* **WRITTEN INSTRUCTION**
Data follows below. Repeat exactly the lines between the line holding "Convert this chart to Bokeh code." and the line holding "1.44, 1.52, 1.0]", inclusive, and nothing more; drop pictures.

* **PROVIDED INFORMATION**
----------

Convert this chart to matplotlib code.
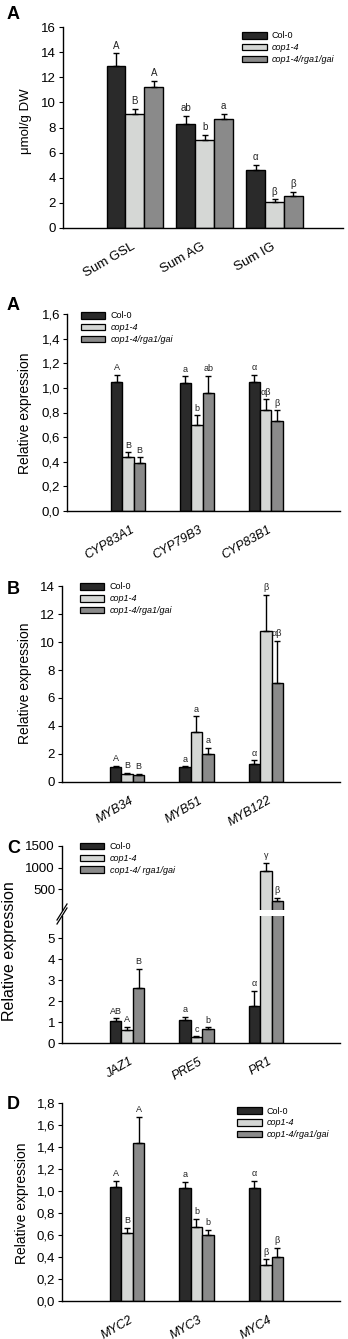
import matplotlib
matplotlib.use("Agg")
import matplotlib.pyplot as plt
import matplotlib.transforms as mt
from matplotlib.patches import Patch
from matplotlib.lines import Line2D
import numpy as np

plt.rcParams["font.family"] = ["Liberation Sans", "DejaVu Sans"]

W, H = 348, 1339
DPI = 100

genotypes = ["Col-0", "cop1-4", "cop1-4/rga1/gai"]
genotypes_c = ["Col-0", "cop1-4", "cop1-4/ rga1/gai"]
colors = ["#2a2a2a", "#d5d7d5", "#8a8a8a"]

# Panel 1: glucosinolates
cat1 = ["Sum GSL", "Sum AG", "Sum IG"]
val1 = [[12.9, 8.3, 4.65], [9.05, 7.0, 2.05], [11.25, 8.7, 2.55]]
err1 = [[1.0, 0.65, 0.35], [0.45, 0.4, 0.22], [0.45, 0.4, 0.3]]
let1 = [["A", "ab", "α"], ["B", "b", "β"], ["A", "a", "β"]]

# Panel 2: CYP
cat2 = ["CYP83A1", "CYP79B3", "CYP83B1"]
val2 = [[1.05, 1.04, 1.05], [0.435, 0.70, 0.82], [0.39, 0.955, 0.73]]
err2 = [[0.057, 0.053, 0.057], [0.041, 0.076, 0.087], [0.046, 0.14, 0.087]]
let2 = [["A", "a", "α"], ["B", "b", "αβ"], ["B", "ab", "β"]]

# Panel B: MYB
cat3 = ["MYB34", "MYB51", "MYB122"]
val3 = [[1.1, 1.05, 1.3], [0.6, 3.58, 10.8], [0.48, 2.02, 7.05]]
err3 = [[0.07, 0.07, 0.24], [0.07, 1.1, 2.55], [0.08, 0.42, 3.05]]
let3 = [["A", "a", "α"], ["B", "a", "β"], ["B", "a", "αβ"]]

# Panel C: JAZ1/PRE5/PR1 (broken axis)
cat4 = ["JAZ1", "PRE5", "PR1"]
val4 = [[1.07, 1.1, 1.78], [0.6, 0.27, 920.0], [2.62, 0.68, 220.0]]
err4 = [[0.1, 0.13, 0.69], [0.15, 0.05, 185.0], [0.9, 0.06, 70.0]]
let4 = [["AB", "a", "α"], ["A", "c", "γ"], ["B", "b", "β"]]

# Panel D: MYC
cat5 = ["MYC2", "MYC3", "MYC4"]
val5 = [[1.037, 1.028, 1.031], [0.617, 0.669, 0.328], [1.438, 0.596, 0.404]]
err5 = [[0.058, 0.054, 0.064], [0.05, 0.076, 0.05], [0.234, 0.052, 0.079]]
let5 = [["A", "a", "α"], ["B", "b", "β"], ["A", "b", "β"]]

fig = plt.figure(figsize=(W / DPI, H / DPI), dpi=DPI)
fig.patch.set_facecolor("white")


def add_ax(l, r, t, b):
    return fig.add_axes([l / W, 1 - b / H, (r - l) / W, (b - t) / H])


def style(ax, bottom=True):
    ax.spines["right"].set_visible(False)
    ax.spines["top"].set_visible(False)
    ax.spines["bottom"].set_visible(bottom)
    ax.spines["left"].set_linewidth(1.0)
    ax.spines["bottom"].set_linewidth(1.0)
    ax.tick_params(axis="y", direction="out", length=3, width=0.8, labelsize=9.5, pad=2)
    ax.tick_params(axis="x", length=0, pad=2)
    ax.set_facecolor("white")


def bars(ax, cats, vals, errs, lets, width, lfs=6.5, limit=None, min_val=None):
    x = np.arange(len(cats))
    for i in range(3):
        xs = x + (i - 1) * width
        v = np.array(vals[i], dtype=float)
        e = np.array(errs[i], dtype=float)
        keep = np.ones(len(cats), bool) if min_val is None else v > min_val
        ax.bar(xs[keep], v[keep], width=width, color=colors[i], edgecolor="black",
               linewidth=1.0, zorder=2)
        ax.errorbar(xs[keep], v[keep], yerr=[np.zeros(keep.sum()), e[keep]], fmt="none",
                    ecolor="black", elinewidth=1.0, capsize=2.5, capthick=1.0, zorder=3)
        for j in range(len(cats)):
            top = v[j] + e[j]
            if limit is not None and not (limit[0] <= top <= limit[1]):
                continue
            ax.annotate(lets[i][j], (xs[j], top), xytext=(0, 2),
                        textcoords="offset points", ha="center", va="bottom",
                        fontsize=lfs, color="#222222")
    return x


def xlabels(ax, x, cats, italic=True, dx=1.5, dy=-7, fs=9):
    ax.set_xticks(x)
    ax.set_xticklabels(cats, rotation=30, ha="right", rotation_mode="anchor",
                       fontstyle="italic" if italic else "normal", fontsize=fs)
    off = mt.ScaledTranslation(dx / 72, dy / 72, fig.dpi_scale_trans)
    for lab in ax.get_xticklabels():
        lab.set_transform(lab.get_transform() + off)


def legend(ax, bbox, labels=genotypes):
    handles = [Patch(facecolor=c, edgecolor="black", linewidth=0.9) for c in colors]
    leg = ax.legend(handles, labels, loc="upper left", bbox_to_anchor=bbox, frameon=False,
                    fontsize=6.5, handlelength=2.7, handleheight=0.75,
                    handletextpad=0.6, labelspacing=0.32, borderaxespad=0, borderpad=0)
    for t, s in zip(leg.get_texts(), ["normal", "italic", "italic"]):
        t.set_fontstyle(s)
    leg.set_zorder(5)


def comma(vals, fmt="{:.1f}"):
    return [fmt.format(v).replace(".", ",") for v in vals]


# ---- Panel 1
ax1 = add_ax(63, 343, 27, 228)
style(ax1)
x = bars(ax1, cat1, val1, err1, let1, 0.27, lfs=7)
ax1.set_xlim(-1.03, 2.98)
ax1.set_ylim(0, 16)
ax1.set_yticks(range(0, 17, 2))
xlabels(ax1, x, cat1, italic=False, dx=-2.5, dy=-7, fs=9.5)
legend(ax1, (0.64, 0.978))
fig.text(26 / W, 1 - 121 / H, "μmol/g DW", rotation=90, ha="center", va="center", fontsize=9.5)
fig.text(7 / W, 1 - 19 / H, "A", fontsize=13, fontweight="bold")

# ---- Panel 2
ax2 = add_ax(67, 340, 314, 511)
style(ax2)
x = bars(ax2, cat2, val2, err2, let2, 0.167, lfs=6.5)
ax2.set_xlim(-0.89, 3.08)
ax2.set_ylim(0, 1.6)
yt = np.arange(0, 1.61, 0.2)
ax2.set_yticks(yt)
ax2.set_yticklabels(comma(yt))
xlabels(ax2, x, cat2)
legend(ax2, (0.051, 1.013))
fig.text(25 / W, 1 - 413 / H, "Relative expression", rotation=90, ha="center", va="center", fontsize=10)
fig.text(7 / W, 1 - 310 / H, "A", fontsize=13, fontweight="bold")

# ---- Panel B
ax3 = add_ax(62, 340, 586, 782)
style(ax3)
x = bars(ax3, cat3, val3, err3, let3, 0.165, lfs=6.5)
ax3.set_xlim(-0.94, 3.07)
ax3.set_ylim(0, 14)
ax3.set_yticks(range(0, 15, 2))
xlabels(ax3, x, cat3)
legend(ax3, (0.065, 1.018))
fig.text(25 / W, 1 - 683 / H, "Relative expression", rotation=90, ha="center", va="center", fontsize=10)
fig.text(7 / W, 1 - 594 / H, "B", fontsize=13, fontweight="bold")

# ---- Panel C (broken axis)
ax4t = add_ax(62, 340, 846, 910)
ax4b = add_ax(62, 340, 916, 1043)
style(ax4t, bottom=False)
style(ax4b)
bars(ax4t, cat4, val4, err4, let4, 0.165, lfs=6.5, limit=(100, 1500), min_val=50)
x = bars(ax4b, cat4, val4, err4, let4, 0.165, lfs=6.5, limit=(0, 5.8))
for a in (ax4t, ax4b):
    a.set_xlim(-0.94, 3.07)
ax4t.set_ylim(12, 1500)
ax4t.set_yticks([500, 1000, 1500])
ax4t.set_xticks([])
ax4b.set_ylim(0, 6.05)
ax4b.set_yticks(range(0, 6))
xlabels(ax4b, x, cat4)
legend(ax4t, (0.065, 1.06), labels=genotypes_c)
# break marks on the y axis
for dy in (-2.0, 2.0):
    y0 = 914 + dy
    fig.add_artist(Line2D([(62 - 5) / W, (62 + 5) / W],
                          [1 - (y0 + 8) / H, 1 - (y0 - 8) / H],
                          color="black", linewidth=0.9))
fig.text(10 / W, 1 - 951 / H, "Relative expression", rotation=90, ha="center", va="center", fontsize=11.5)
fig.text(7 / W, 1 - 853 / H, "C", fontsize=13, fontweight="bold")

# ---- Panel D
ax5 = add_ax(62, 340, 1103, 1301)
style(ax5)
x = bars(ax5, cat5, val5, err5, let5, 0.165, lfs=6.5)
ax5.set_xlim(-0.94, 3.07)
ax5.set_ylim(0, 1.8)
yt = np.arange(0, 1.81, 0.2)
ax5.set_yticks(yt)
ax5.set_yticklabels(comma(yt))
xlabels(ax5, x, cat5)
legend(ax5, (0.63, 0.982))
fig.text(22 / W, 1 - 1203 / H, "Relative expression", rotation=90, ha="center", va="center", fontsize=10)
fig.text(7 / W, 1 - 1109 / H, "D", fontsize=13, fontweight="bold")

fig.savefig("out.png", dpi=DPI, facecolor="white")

----------

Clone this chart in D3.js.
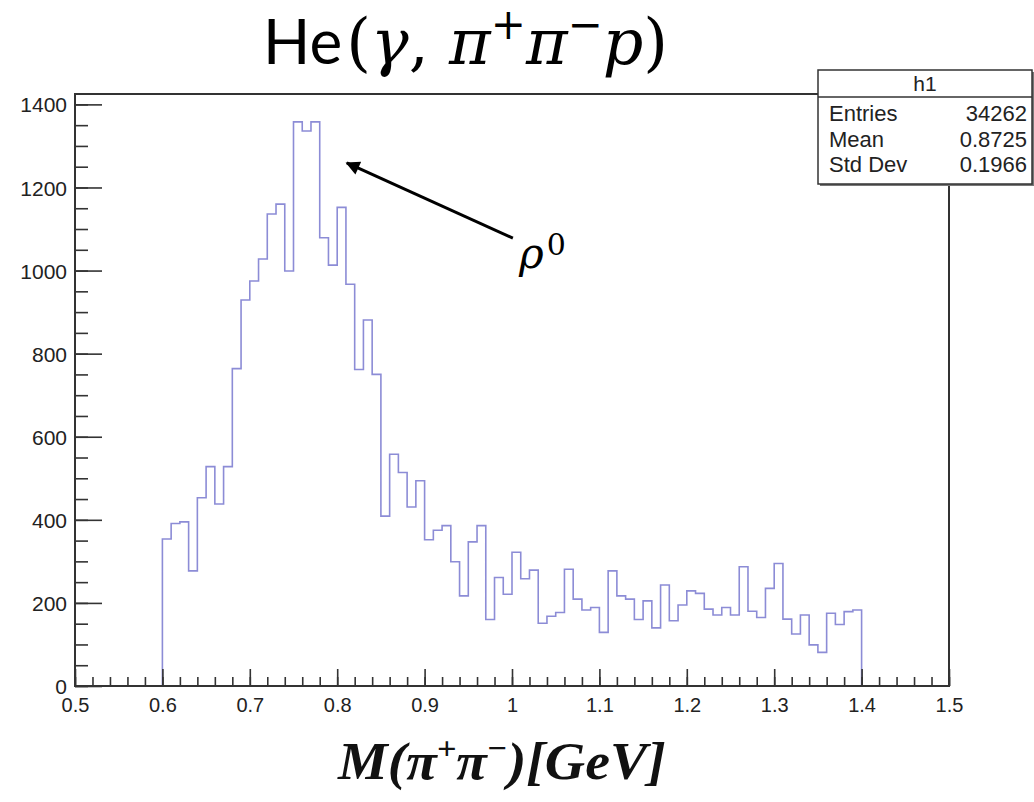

----------

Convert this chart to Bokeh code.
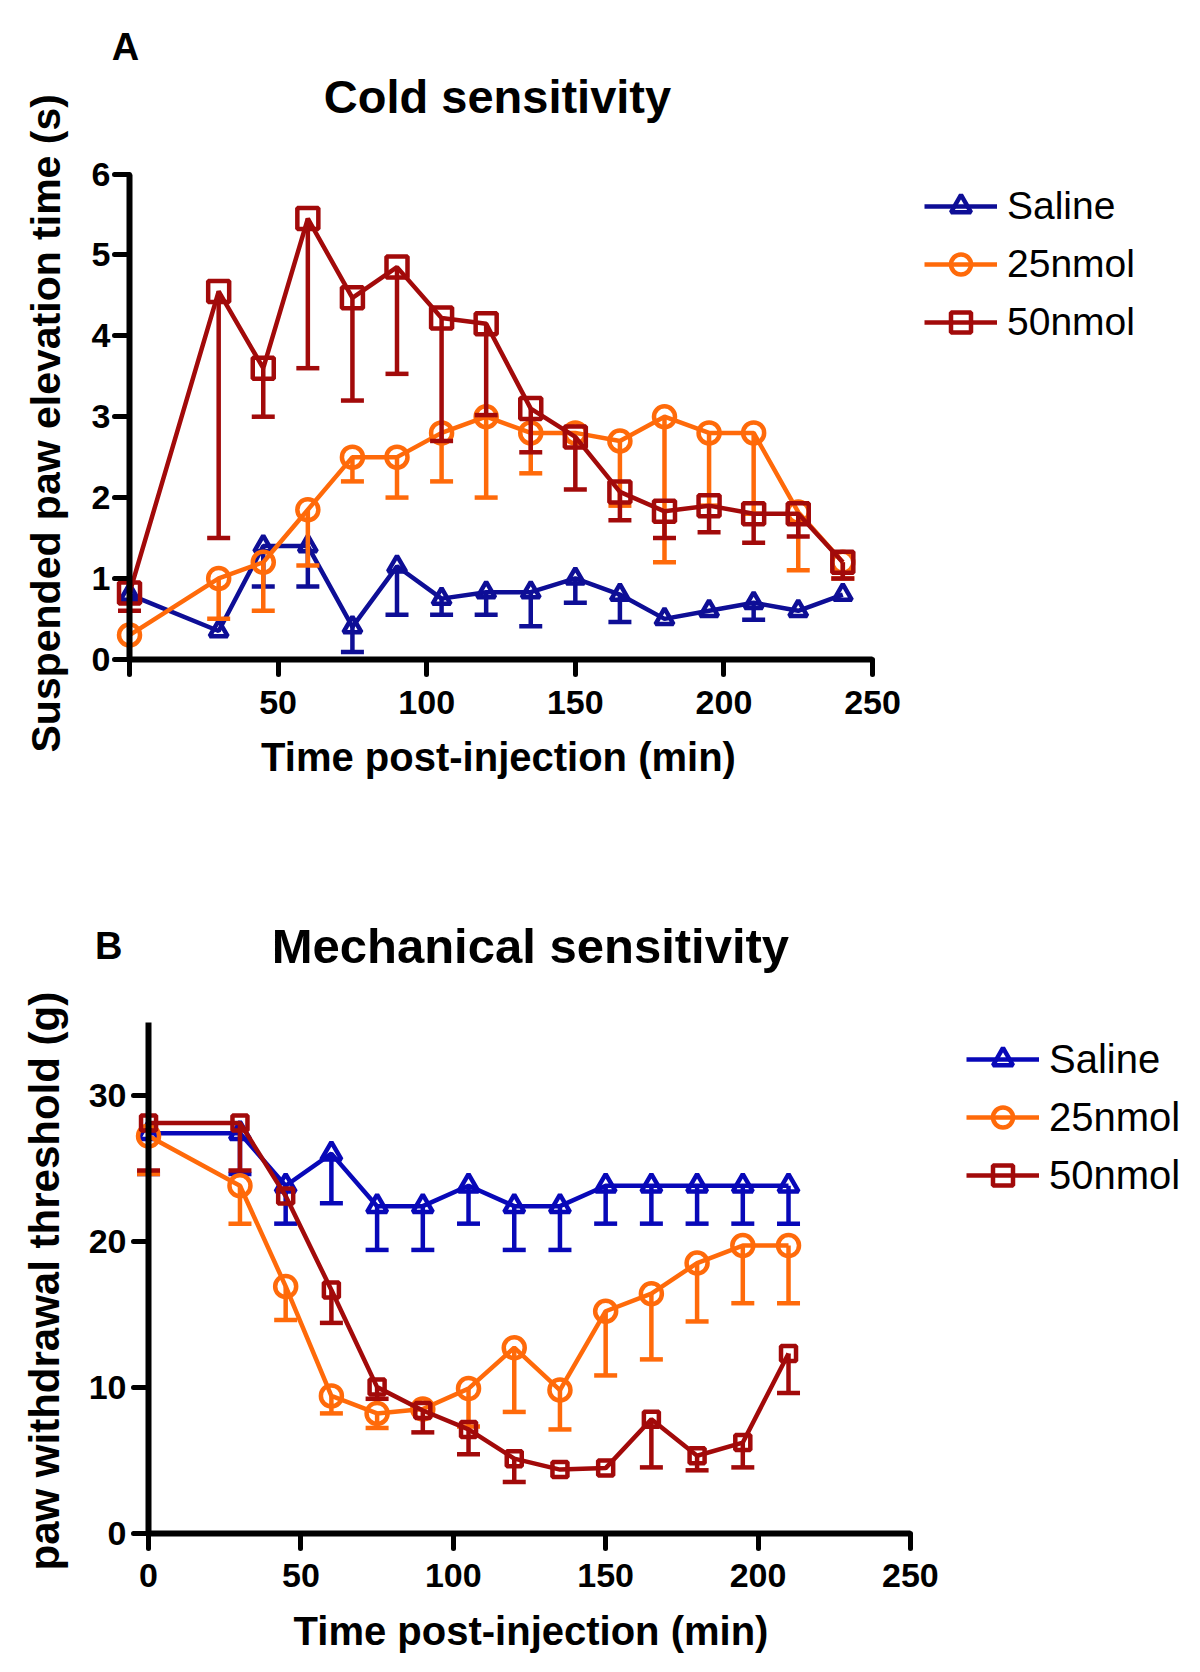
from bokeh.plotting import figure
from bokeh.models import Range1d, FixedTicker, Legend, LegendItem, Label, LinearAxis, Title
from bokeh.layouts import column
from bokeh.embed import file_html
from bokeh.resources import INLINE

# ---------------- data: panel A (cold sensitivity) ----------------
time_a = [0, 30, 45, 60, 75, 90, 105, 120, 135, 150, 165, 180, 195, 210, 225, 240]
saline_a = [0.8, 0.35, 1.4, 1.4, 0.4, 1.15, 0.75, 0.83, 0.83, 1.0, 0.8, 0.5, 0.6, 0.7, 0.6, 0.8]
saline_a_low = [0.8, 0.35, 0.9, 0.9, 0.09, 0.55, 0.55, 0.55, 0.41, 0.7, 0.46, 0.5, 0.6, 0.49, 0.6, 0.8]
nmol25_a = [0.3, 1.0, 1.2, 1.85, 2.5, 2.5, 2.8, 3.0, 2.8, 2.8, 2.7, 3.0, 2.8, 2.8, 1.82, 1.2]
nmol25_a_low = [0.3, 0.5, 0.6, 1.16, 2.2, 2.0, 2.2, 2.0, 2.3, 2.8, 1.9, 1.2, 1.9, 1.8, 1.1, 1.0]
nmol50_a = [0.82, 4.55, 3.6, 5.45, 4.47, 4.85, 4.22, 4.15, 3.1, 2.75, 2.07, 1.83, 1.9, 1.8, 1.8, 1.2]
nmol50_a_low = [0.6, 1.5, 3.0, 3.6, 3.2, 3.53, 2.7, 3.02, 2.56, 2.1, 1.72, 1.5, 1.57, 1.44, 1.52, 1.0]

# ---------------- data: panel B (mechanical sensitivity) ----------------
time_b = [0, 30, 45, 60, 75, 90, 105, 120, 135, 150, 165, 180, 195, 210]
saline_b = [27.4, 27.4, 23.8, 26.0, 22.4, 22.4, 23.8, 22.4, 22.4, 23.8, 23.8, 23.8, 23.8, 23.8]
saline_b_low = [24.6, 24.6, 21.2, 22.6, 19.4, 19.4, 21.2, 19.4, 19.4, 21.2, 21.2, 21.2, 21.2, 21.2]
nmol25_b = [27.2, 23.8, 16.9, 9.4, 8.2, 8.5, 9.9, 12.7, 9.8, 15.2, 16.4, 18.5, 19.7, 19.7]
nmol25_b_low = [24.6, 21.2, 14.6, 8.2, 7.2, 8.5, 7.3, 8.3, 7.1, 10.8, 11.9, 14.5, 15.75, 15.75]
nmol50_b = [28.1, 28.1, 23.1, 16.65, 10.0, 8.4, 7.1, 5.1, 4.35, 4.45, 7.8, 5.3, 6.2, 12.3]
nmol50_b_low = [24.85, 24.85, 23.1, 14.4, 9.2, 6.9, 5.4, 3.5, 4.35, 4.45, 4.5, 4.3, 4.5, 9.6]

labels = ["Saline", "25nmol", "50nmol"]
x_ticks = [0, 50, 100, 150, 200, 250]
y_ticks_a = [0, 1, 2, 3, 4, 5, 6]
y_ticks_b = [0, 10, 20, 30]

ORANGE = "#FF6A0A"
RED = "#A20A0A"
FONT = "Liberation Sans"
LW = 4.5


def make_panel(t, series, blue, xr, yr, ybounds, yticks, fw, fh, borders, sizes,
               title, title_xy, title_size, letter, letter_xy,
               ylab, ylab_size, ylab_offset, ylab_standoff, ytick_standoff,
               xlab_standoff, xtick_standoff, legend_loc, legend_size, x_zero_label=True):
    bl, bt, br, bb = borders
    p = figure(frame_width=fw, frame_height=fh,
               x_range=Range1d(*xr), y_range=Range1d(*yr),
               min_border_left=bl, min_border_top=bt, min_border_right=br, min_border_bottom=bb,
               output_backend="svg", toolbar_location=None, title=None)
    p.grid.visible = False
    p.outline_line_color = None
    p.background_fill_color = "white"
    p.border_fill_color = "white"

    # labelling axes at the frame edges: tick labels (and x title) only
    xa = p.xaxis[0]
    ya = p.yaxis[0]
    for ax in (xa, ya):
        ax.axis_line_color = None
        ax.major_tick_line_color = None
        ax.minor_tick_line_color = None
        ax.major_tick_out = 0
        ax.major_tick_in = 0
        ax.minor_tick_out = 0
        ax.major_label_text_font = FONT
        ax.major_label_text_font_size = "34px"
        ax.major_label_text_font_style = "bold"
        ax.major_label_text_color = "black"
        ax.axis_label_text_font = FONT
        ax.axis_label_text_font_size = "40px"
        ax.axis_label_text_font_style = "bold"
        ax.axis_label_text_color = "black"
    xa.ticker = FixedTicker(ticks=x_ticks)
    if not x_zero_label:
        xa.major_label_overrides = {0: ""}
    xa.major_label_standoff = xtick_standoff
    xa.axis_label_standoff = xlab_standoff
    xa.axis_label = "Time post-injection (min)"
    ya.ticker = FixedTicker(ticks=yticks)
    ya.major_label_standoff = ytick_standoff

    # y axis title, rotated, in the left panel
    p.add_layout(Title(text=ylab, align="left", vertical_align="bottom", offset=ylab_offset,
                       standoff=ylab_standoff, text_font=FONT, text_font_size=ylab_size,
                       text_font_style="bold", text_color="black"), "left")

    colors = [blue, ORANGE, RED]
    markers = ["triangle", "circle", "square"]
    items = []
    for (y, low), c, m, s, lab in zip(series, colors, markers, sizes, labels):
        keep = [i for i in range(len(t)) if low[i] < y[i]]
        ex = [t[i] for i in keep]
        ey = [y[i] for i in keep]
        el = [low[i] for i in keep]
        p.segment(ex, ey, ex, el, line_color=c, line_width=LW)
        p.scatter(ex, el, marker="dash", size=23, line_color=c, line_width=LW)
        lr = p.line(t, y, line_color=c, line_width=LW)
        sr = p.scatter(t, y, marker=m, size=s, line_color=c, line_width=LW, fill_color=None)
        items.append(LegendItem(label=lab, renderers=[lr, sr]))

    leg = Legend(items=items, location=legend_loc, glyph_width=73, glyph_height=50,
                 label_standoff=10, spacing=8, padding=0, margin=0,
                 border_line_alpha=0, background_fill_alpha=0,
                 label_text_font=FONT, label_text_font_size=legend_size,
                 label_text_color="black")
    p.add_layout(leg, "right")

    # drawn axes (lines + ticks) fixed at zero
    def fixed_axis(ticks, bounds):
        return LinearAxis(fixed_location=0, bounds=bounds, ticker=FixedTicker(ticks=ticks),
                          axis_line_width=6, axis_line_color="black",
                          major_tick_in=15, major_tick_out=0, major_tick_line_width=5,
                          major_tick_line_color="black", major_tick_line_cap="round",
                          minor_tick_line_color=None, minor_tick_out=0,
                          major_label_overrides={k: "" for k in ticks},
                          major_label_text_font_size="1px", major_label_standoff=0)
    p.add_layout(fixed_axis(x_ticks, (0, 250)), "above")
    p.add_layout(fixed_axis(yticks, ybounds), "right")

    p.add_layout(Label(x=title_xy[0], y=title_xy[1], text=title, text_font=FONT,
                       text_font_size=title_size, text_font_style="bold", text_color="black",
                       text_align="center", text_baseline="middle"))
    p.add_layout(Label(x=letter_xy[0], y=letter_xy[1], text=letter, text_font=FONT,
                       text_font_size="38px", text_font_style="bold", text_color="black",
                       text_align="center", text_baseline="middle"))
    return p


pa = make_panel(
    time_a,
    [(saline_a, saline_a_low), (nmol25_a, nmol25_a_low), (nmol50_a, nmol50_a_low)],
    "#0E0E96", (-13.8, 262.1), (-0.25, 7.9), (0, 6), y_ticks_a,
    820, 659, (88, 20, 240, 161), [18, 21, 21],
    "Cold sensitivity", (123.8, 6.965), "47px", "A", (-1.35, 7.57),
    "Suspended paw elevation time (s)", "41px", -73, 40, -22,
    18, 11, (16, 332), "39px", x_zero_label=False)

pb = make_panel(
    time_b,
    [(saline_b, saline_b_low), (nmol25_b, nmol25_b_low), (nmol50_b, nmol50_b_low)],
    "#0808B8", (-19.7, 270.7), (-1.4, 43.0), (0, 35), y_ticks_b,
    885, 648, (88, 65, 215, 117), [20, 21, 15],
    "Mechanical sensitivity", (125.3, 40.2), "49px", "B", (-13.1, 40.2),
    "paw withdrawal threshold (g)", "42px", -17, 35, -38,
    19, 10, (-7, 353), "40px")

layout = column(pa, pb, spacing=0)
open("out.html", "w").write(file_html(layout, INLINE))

----------

* **WRITTEN REPLY**
Convert this chart to Bokeh code.
from bokeh.plotting import figure
from bokeh.models import Range1d, FixedTicker, Legend, LegendItem, Label, LinearAxis, Title
from bokeh.layouts import column
from bokeh.embed import file_html
from bokeh.resources import INLINE

# ---------------- data: panel A (cold sensitivity) ----------------
time_a = [0, 30, 45, 60, 75, 90, 105, 120, 135, 150, 165, 180, 195, 210, 225, 240]
saline_a = [0.8, 0.35, 1.4, 1.4, 0.4, 1.15, 0.75, 0.83, 0.83, 1.0, 0.8, 0.5, 0.6, 0.7, 0.6, 0.8]
saline_a_low = [0.8, 0.35, 0.9, 0.9, 0.09, 0.55, 0.55, 0.55, 0.41, 0.7, 0.46, 0.5, 0.6, 0.49, 0.6, 0.8]
nmol25_a = [0.3, 1.0, 1.2, 1.85, 2.5, 2.5, 2.8, 3.0, 2.8, 2.8, 2.7, 3.0, 2.8, 2.8, 1.82, 1.2]
nmol25_a_low = [0.3, 0.5, 0.6, 1.16, 2.2, 2.0, 2.2, 2.0, 2.3, 2.8, 1.9, 1.2, 1.9, 1.8, 1.1, 1.0]
nmol50_a = [0.82, 4.55, 3.6, 5.45, 4.47, 4.85, 4.22, 4.15, 3.1, 2.75, 2.07, 1.83, 1.9, 1.8, 1.8, 1.2]
nmol50_a_low = [0.6, 1.5, 3.0, 3.6, 3.2, 3.53, 2.7, 3.02, 2.56, 2.1, 1.72, 1.5, 1.57, 1.44, 1.52, 1.0]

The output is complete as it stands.